Binary layout

What does it mean to be frontend bound?

By answering this question I sped up a c++ program by 40% without changing a single line of code. Frontend and Backend can refer to portions of the cpu instruction pipeline. Frontend is everything that loads instructions into the execution units. Backend is execution, writeback and retiring of those instructions.

When profiling a program you should always see whether the PMU’s say it is frontend or backend bound. In this case the program was 60% frontend bound, which for a c++ program is very bad. Usually interpreted languages like Python or Java are frontend bound because their layout is changing as it runs and the CPU cannot easily remember what happened on previous executions of the same code. For static binaries like c++ the cpu should be able to remember.

Immediately I tried to figure out why the CPU was struggling to feed instructions into its execution units. The Speculative CPI was much higher than Architectural CPI. Many of the instructions which were being fetched ended up being discarded. Sure enough it had a 13% branch miss rate, 23% i-cache miss rate, and 21% TLB miss rate. This meant that the CPU branch predictor was struggling and the TLB couldn’t fit the hot code into cache easily. I ran linux perf and mapped the instruction addresses sampled directly to the binary.

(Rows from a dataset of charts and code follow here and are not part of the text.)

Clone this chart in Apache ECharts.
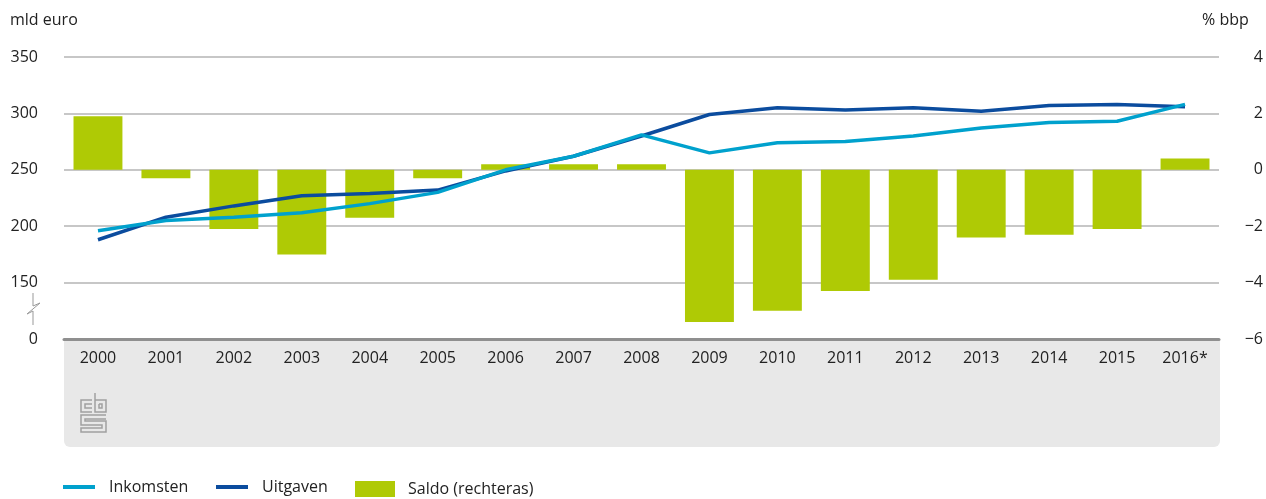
<!DOCTYPE html>
<html>
<head>
<meta charset="utf-8">
<script src="https://cdn.jsdelivr.net/npm/echarts@6/dist/echarts.min.js"></script>
<style>
  html, body { margin: 0; padding: 0; background: #fff; }
  #chart { width: 1266px; height: 499px; }
</style>
</head>
<body>
<div id="chart"></div>
<script>
const years = ['2000', '2001', '2002', '2003', '2004', '2005', '2006', '2007', '2008',
    '2009', '2010', '2011', '2012', '2013', '2014', '2015', '2016*'];

// mld euro (linkeras)
const inkomsten = [196, 205, 208, 212, 220, 230, 250, 262, 281,
    265, 274, 275, 280, 287, 292, 293, 308];
const uitgaven = [188, 208, 218, 227, 229, 232, 249, 262, 280,
    299, 305, 303, 305, 302, 307, 308, 306];

// % bbp (rechteras)
const saldo = [1.9, -0.3, -2.1, -3.0, -1.7, -0.3, 0.2, 0.2, 0.2,
    -5.4, -5.0, -4.3, -3.9, -2.4, -2.3, -2.1, 0.4];

const font = '"Open Sans", "Noto Sans", sans-serif';
const textColor = '#222';
const lightBlue = '#00a1cd';
const darkBlue = '#0b4c9e';
const green = '#afca05';
const logoStroke = '#a0a0a0';

const chart = echarts.init(document.getElementById('chart'));

chart.setOption({
    animation: false,
    textStyle: { fontFamily: font, color: textColor },
    grid: { left: 64, right: 46, top: 57, bottom: 160 },
    legend: [
        {
            data: ['Inkomsten'], left: 63, top: 479, padding: 0,
            icon: 'rect', itemWidth: 32, itemHeight: 4, selectedMode: false,
            textStyle: { fontSize: 16, color: textColor, fontFamily: font, padding: [0, 0, 0, 9] }
        },
        {
            data: ['Uitgaven'], left: 216, top: 479, padding: 0,
            icon: 'rect', itemWidth: 32, itemHeight: 4, selectedMode: false,
            textStyle: { fontSize: 16, color: textColor, fontFamily: font, padding: [0, 0, 0, 9] }
        },
        {
            data: ['Saldo (rechteras)'], left: 355, top: 481, padding: 0,
            icon: 'rect', itemWidth: 40, itemHeight: 16, selectedMode: false,
            textStyle: { fontSize: 16, color: textColor, fontFamily: font, padding: [6, 0, 0, 8] }
        }
    ],
    xAxis: {
        type: 'category',
        data: years,
        boundaryGap: true,
        axisLine: { onZero: false, lineStyle: { color: '#8f8f8f', width: 3 } },
        axisTick: { alignWithLabel: true, length: 6, lineStyle: { color: '#9a9a9a', width: 1 } },
        axisLabel: { fontSize: 16, color: textColor, margin: 11 }
    },
    yAxis: [
        {
            type: 'value',
            min: 100, max: 350, interval: 50,
            axisLine: { show: false },
            axisTick: { show: false },
            splitLine: { lineStyle: { color: '#b5b5b5', width: 1.5 } },
            axisLabel: {
                fontSize: 16, color: textColor, align: 'right', margin: 26,
                // onderbroken as: onderste lijn staat voor 0
                formatter: v => (v === 100 ? '0' : String(v))
            }
        },
        {
            type: 'value',
            position: 'right',
            min: -6, max: 4, interval: 2,
            axisLine: { show: false },
            axisTick: { show: false },
            splitLine: { show: false },
            axisLabel: {
                fontSize: 16, color: textColor, align: 'right', margin: 44,
                formatter: v => String(v).replace('-', '\u2212')
            }
        }
    ],
    graphic: [
        {
            type: 'rect', z: -10, silent: true,
            shape: { x: 64, y: 340, width: 1156, height: 107, r: [0, 0, 6, 6] },
            style: { fill: '#e8e8e8' }
        },
        {
            type: 'text', left: 10, top: 12,
            style: { text: 'mld euro', font: '16px ' + font, fill: textColor }
        },
        {
            type: 'text', left: 1202, top: 12,
            style: { text: '% bbp', font: '16px ' + font, fill: textColor }
        },
        {
            // asbreuk
            type: 'polyline', silent: true,
            shape: { points: [[33, 293], [33, 306], [40, 303], [27, 314], [33, 311], [33, 325]] },
            style: { stroke: '#999', lineWidth: 1, fill: null }
        },
        // cbs logo
        {
            type: 'polyline', silent: true,
            shape: { points: [[92, 400], [81, 400], [81, 412], [92, 412]] },
            style: { stroke: logoStroke, lineWidth: 1.5, fill: null }
        },
        {
            type: 'polyline', silent: true,
            shape: { points: [[92, 404], [85, 404], [85, 408], [92, 408]] },
            style: { stroke: logoStroke, lineWidth: 1.5, fill: null }
        },
        {
            type: 'polyline', silent: true,
            shape: { points: [[95, 393], [95, 412], [106, 412], [106, 400], [95, 400]] },
            style: { stroke: logoStroke, lineWidth: 1.5, fill: null }
        },
        {
            type: 'polyline', silent: true,
            shape: { points: [[99, 404], [102, 404], [102, 408], [99, 408], [99, 404]] },
            style: { stroke: logoStroke, lineWidth: 1.5, fill: null }
        },
        {
            type: 'polyline', silent: true,
            shape: { points: [[106, 415], [81, 415], [81, 425], [102, 425], [102, 428], [81, 428], [81, 432], [106, 432], [106, 421], [85, 421], [85, 419], [106, 419]] },
            style: { stroke: logoStroke, lineWidth: 1.5, fill: null }
        }
    ],
    series: [
        {
            name: 'Saldo (rechteras)',
            type: 'bar',
            yAxisIndex: 1,
            data: saldo,
            barCategoryGap: '28%',
            itemStyle: { color: green }
        },
        {
            name: 'Uitgaven',
            type: 'line',
            data: uitgaven,
            symbol: 'none',
            lineStyle: { color: darkBlue, width: 3.5 },
            itemStyle: { color: darkBlue }
        },
        {
            name: 'Inkomsten',
            type: 'line',
            data: inkomsten,
            symbol: 'none',
            lineStyle: { color: lightBlue, width: 3.5 },
            itemStyle: { color: lightBlue }
        }
    ]
});
</script>
</body>
</html>
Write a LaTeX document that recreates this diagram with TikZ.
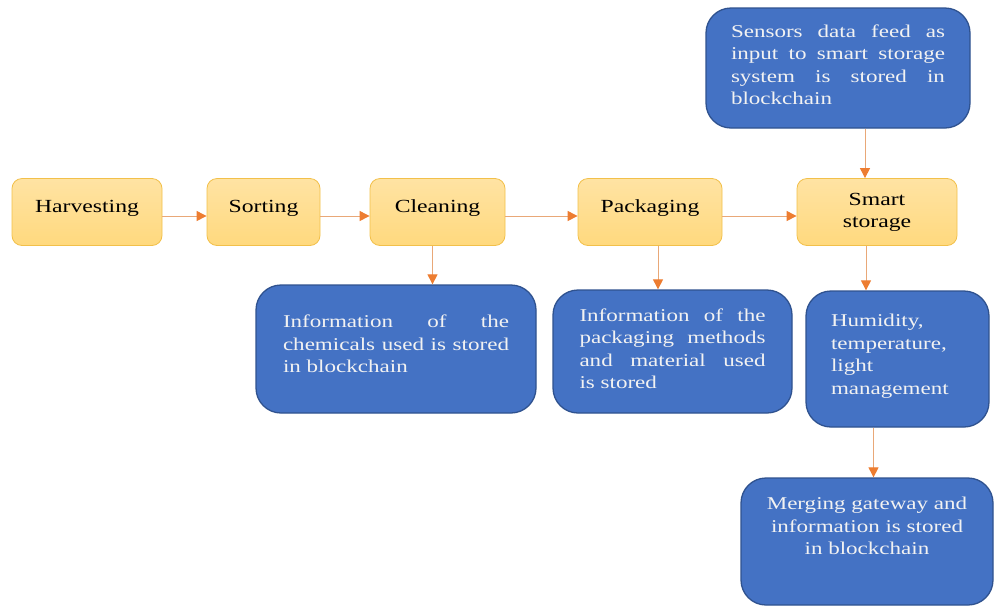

As you can see the hot functions are very spread out across the binary. When compiling, the linker script has no information on which functions will be used so it naively organizes them. However you can group functions with the linker script if you give each function a section and sort the sections with

-Wl,--symbol-ordering-file=<filename>.orderfile -Wl,--no-warn-symbol-ordering

With all the hot path functions next to each other throughput increases by 40% and the new binary shows up like this:

Why does this make it so much faster? When code is more compact the CPU has an easier time paging in all the important functions at once. Also this reduces load on the TLB which has to map virtual addresses to the binary functions. When loading in code, the prefetcher also naturally guesses nearby code will be executed and finds it already in the i-cache because it was paged in already. All of these little things add up to letting the instructions flow more freely through the pipeline.